Hospice and palliative care providers also experience shortages in non-physician disciplines, including chaplains, nurses, and social workers. As far back as 2008, the U.S. Centers for Medicare & Medicaid Service (CMS) began allowing hospice providers to use contracted nursing staff because not enough nurses were available to fill permanent positions.

The palliative care curriculum, originally developed using funds from the Cambia Health Foundation, consists of six modules that students can complete online. The modules address communication skills — particularly the often difficult goals of care or end-of-life conversations — as well as pain and symptom management, care in the final days of life, clinician self-care, and other topics essential to understanding palliative care.

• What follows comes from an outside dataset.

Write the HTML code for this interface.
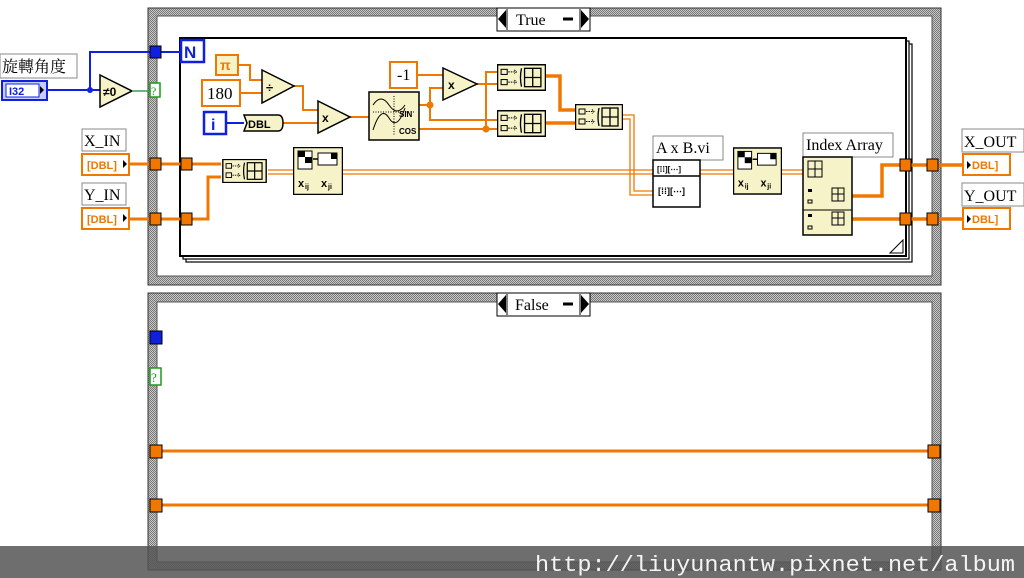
<!DOCTYPE html>
<html><head><meta charset="utf-8">
<style>
html,body{margin:0;padding:0;background:#fff;}
svg{display:block;}
text{font-family:"Liberation Serif","Noto Serif CJK SC",serif;}
.m{font-family:"Liberation Sans",sans-serif;font-weight:bold;}
</style></head><body>
<svg width="1024" height="578" viewBox="0 0 1024 578" xmlns="http://www.w3.org/2000/svg">
<defs>
<pattern id="chk" width="2" height="2" patternUnits="userSpaceOnUse">
<rect width="2" height="2" fill="#c8c8c8"/><rect width="1" height="1" fill="#777"/><rect x="1" y="1" width="1" height="1" fill="#777"/>
</pattern>
<symbol id="ba" viewBox="0 0 48 26">
<rect x="0.5" y="0.5" width="47" height="25" fill="#f7f3c9" stroke="#000" stroke-width="1.5"/>
<rect x="4" y="5" width="6" height="5" fill="none" stroke="#000"/>
<rect x="4" y="15" width="6" height="5" fill="none" stroke="#000"/>
<path d="M11 7.5h8M11 17.5h8M17 5.5l2 2-2 2M17 15.5l2 2-2 2" stroke="#000" fill="none" stroke-dasharray="1.5 1"/>
<path d="M24 4q-2 9 0 18" stroke="#000" fill="none" stroke-width="1.3"/>
<rect x="27" y="4" width="16" height="18" fill="none" stroke="#000" stroke-width="1.3"/>
<path d="M35 4v18M27 13h16" stroke="#000" stroke-width="1.3"/>
</symbol>
<symbol id="tr" viewBox="0 0 50 48">
<rect x="0.5" y="0.5" width="49" height="47" fill="#f7f3c9" stroke="#000" stroke-width="1.5"/>
<rect x="5" y="4" width="14" height="18" fill="#fff" stroke="#000"/>
<rect x="5" y="4" width="7" height="6" fill="#000"/><rect x="12" y="10" width="7" height="6" fill="#000"/>
<path d="M20 12h5" stroke="#000" stroke-width="1.5"/>
<rect x="25" y="6" width="19" height="12" fill="#fff" stroke="#000"/>
<rect x="38" y="6" width="6" height="6" fill="#000"/>
<text x="5" y="40" class="m" font-size="11">x</text><text x="12" y="42" class="m" font-size="7">ij</text>
<text x="28" y="40" class="m" font-size="11">x</text><text x="35" y="42" class="m" font-size="7">ji</text>
</symbol>
</defs>

<!-- TRUE case frame -->
<rect x="148" y="8" width="793" height="277" fill="url(#chk)" stroke="#333" stroke-width="1"/>
<rect x="157" y="16" width="775" height="260" fill="#fff" stroke="#555"/>
<rect x="497" y="8" width="93" height="23" fill="#fff" stroke="#000"/>
<path d="M498 19l8-9v18z" fill="#000"/><path d="M589 19l-8-9v18z" fill="#000"/>
<path d="M507 9v21M580 9v21" stroke="#000"/>
<text x="516" y="25" font-size="16">True</text>
<path d="M563 19h10" stroke="#000" stroke-width="3"/>

<!-- FALSE case frame -->
<rect x="148" y="293" width="793" height="277" fill="url(#chk)" stroke="#333" stroke-width="1"/>
<rect x="157" y="302" width="775" height="260" fill="#fff" stroke="#555"/>
<rect x="497" y="293" width="93" height="23" fill="#fff" stroke="#000"/>
<path d="M498 304l8-9v18z" fill="#000"/><path d="M589 304l-8-9v18z" fill="#000"/>
<path d="M507 294v21M580 294v21" stroke="#000"/>
<text x="515" y="310" font-size="16">False</text>
<path d="M563 304h10" stroke="#000" stroke-width="3"/>
<rect x="150" y="331" width="12" height="13" fill="#1020e0" stroke="#000"/>
<rect x="150" y="368" width="11" height="17" fill="#fff" stroke="#1a9a1a" stroke-width="1.5"/>
<text x="151" y="382" font-size="13" fill="#1a9a1a">?</text>
<path d="M162 451H928M162 505H928" stroke="#f07800" stroke-width="3"/>
<rect x="150" y="445" width="12" height="13" fill="#f07800" stroke="#000"/>
<rect x="150" y="499" width="12" height="13" fill="#f07800" stroke="#000"/>
<rect x="928" y="445" width="12" height="13" fill="#f07800" stroke="#000"/>
<rect x="928" y="499" width="12" height="13" fill="#f07800" stroke="#000"/>

<!-- For loop -->
<rect x="186" y="44" width="726" height="218" fill="#fff" stroke="#000" stroke-width="1.2"/>
<rect x="183" y="41" width="726" height="218" fill="#fff" stroke="#000" stroke-width="1.2"/>
<rect x="180" y="38" width="726" height="218" fill="#fff" stroke="#000" stroke-width="2"/>
<path d="M890 253l13-13v13z" fill="#fff" stroke="#000"/>
<rect x="181" y="40" width="23" height="22" fill="#fff" stroke="#1020e0" stroke-width="2.5"/>
<text x="184" y="58" class="m" font-size="17" fill="#1020e0">N</text>

<!-- left inputs -->
<rect x="0" y="54" width="77" height="24" fill="#fff" stroke="#888"/>
<text x="2" y="72" font-size="16">旋轉角度</text>
<rect x="2" y="81" width="45" height="19" fill="#c8ccff" stroke="#1020e0" stroke-width="2"/>
<rect x="6" y="84" width="33" height="13" fill="#fff" stroke="#1020e0"/>
<text x="9" y="95" class="m" font-size="11" fill="#1020e0">I32</text>
<path d="M40 86l4 4-4 4z" fill="#000"/>
<path d="M47 90H100M90 90V52H150M161 52H181" stroke="#1020e0" stroke-width="2" fill="none"/>
<circle cx="90" cy="90" r="3" fill="#1020e0"/>
<rect x="150" y="46" width="11" height="12" fill="#1020e0" stroke="#000"/>
<path d="M100 75L132 91L100 107z" fill="#f7f3c9" stroke="#000" stroke-width="1.5"/>
<text x="103" y="96" class="m" font-size="12">≠0</text>
<path d="M132 91H150" stroke="#3a9a5a" stroke-width="1.5"/>
<rect x="150" y="83" width="10" height="14" fill="#fff" stroke="#1a9a1a" stroke-width="1.5"/>
<text x="151" y="95" font-size="12" fill="#1a9a1a">?</text>

<rect x="82" y="129" width="44" height="22" fill="#fff" stroke="#888"/>
<text x="84" y="146" font-size="16">X_IN</text>
<rect x="82" y="154" width="47" height="21" fill="#fff" stroke="#f07800" stroke-width="2"/>
<text x="87" y="169" class="m" font-size="11" fill="#f07800">[DBL]</text>
<path d="M123 160l4 4-4 4z" fill="#000"/>
<rect x="82" y="183" width="44" height="22" fill="#fff" stroke="#888"/>
<text x="84" y="200" font-size="16">Y_IN</text>
<rect x="82" y="208" width="47" height="21" fill="#fff" stroke="#f07800" stroke-width="2"/>
<text x="87" y="223" class="m" font-size="11" fill="#f07800">[DBL]</text>
<path d="M123 214l4 4-4 4z" fill="#000"/>

<g stroke="#f07800" stroke-width="3" fill="none">
<path d="M129 164H221"/>
<path d="M129 219H208V177H221"/>
</g>
<rect x="150" y="158" width="11" height="12" fill="#f07800" stroke="#000"/>
<rect x="150" y="213" width="11" height="12" fill="#f07800" stroke="#000"/>
<rect x="181" y="158" width="11" height="12" fill="#f07800" stroke="#000"/>
<rect x="181" y="213" width="11" height="12" fill="#f07800" stroke="#000"/>

<!-- scalar wires -->
<g stroke="#f07800" stroke-width="2" fill="none">
<path d="M238 65H250V80H262"/>
<path d="M240 93H262"/>
<path d="M294 86H303V110H318"/>
<path d="M283 123H318"/>
<path d="M350 117H369"/>
<path d="M419 105H430V88H443"/>
<path d="M430 105V120H497"/>
<path d="M417 75H443"/>
<path d="M419 129H497"/>
<path d="M486 129V72H497"/>
<path d="M477 84H497"/>
</g>
<circle cx="430" cy="105" r="3.5" fill="#f07800"/>
<circle cx="486" cy="129" r="3.5" fill="#f07800"/>
<path d="M226 123H244" stroke="#1020e0" stroke-width="2"/>
<!-- array wires -->
<g stroke="#f07800" stroke-width="3.5" fill="none">
<path d="M546 76H560V110H575"/>
<path d="M546 123H575"/>
<path d="M852 196H882V165H900M911 165H963"/>
<path d="M852 219H900M911 219H963"/>
</g>
<g stroke="#f07800" stroke-width="1.3" fill="none">
<path d="M268 170H293M268 174H293"/>
<path d="M343 170H653M343 174H653"/>
<path d="M623 115H634V191H653M623 119H630V195H653"/>
<path d="M700 170H733M700 174H733"/>
<path d="M782 170H803M782 174H803"/>
</g>

<!-- nodes -->
<rect x="216" y="55" width="22" height="20" fill="#f7f3c9" stroke="#f07800" stroke-width="2"/>
<text x="220" y="70" font-size="14" fill="#f07800" class="m">π</text>
<rect x="202" y="80" width="38" height="26" fill="#fff" stroke="#f07800" stroke-width="2"/>
<text x="207" y="99" font-size="17">180</text>
<path d="M262 70L294 86L262 103z" fill="#f7f3c9" stroke="#000" stroke-width="1.5"/>
<text x="266" y="92" class="m" font-size="13">÷</text>
<path d="M318 101L350 117L318 133z" fill="#f7f3c9" stroke="#000" stroke-width="1.5"/>
<text x="322" y="122" class="m" font-size="12">x</text>
<rect x="204" y="112" width="22" height="22" fill="#fff" stroke="#1020e0" stroke-width="2.5"/>
<text x="211" y="130" class="m" font-size="16" fill="#1020e0">i</text>
<path d="M244 115H278q5 0 5 8q0 8-5 8H244l3-8z" fill="#f7f3c9" stroke="#000" stroke-width="1.5"/>
<text x="248" y="128" class="m" font-size="11">DBL</text>
<rect x="369" y="92" width="50" height="48" fill="#f7f3c9" stroke="#000" stroke-width="1.5"/>
<path d="M373 105q8-12 16 0t16 0M373 130q8-25 16-12t16-10" stroke="#000" fill="none"/>
<path d="M373 112h42M394 96v40" stroke="#000" stroke-dasharray="1 1.5"/>
<text x="399" y="117" class="m" font-size="8">SIN</text>
<text x="399" y="134" class="m" font-size="8">COS</text>
<rect x="390" y="62" width="27" height="26" fill="#fff" stroke="#f07800" stroke-width="2"/>
<text x="397" y="80" font-size="16">-1</text>
<path d="M443 68L477 84L443 100z" fill="#f7f3c9" stroke="#000" stroke-width="1.5"/>
<text x="448" y="89" class="m" font-size="12">x</text>
<use href="#ba" x="221" y="159" width="47" height="24"/>
<use href="#ba" x="497" y="64" width="49" height="27"/>
<use href="#ba" x="497" y="110" width="49" height="27"/>
<use href="#ba" x="575" y="104" width="48" height="26"/>
<use href="#tr" x="293" y="147" width="50" height="48"/>
<use href="#tr" x="733" y="147" width="49" height="48"/>

<rect x="653" y="136" width="70" height="24" fill="#fff" stroke="#888"/>
<text x="656" y="153" font-size="16">A x B.vi</text>
<rect x="653" y="160" width="47" height="47" fill="#fff" stroke="#000" stroke-width="1.5"/>
<path d="M653 176H700" stroke="#000" stroke-width="1.5"/>
<text x="657" y="172" class="m" font-size="8">[⁞⁞][⋯]</text>
<text x="658" y="194" class="m" font-size="9">[⁞⁞][⋯]</text>

<rect x="803" y="133" width="90" height="24" fill="#fff" stroke="#888"/>
<text x="806" y="150" font-size="16">Index Array</text>
<rect x="803" y="157" width="49" height="78" fill="#f7f3c9" stroke="#000" stroke-width="1.5"/>
<path d="M803 210H852" stroke="#000"/>
<rect x="808" y="161" width="14" height="16" fill="none" stroke="#000"/><path d="M815 161v16M808 169h14" stroke="#000"/>
<rect x="832" y="188" width="12" height="13" fill="none" stroke="#000"/><path d="M838 188v13M832 194h12" stroke="#000"/>
<rect x="832" y="212" width="12" height="13" fill="none" stroke="#000"/><path d="M838 212v13M832 218h12" stroke="#000"/>
<rect x="808" y="189" width="4" height="3" fill="#000"/><rect x="808" y="200" width="4" height="3" fill="none" stroke="#000"/>
<rect x="808" y="214" width="4" height="3" fill="#000"/><rect x="808" y="226" width="4" height="3" fill="none" stroke="#000"/>

<rect x="900" y="159" width="11" height="12" fill="#f07800" stroke="#000"/>
<rect x="900" y="213" width="11" height="12" fill="#f07800" stroke="#000"/>
<rect x="927" y="159" width="11" height="12" fill="#f07800" stroke="#000"/>
<rect x="927" y="213" width="11" height="12" fill="#f07800" stroke="#000"/>

<rect x="962" y="129" width="62" height="23" fill="#fff" stroke="#888"/>
<text x="964" y="147" font-size="16">X_OUT</text>
<rect x="963" y="154" width="47" height="21" fill="#fff" stroke="#f07800" stroke-width="2"/>
<path d="M967 161l4 4-4 4z" fill="#000"/>
<text x="972" y="169" class="m" font-size="11" fill="#f07800">DBL]</text>
<rect x="962" y="183" width="62" height="23" fill="#fff" stroke="#888"/>
<text x="964" y="201" font-size="16">Y_OUT</text>
<rect x="963" y="208" width="47" height="21" fill="#fff" stroke="#f07800" stroke-width="2"/>
<path d="M967 215l4 4-4 4z" fill="#000"/>
<text x="972" y="223" class="m" font-size="11" fill="#f07800">DBL]</text>

<!-- bottom watermark bar -->
<rect x="0" y="546" width="1024" height="32" fill="#555" fill-opacity="0.85"/>
<text x="535" y="571" font-size="22" fill="#f4f4f4" textLength="480" lengthAdjust="spacingAndGlyphs" style="font-family:'Liberation Mono',monospace">http://liuyunantw.pixnet.net/album</text>
</svg>
</body></html>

The program’s content recently underwent an update. Since 2017, nearly 500 learning institutions have used this curriculum. A graduate-level program focused on primary palliative care for advanced practice nurses is currently in development.

“We’re hoping to encourage schools of nursing to use the curriculum — and certainly to recognize the importance of the competencies so that they teach palliative care — and then trying to reach new graduates whose schools may not have offered it, so that they have this training before they enter clinical practice on their own,” Mazanec told Hospice News. “Many have become very interested in hospice and palliative care as their career choice as a result of being exposed to this knowledge and having. Some schools even have sought out hospice programs that would allow [students or graduates] to have at least a clinical day or two, to be exposed to hospice care and get them excited about considering that wonderful profession.”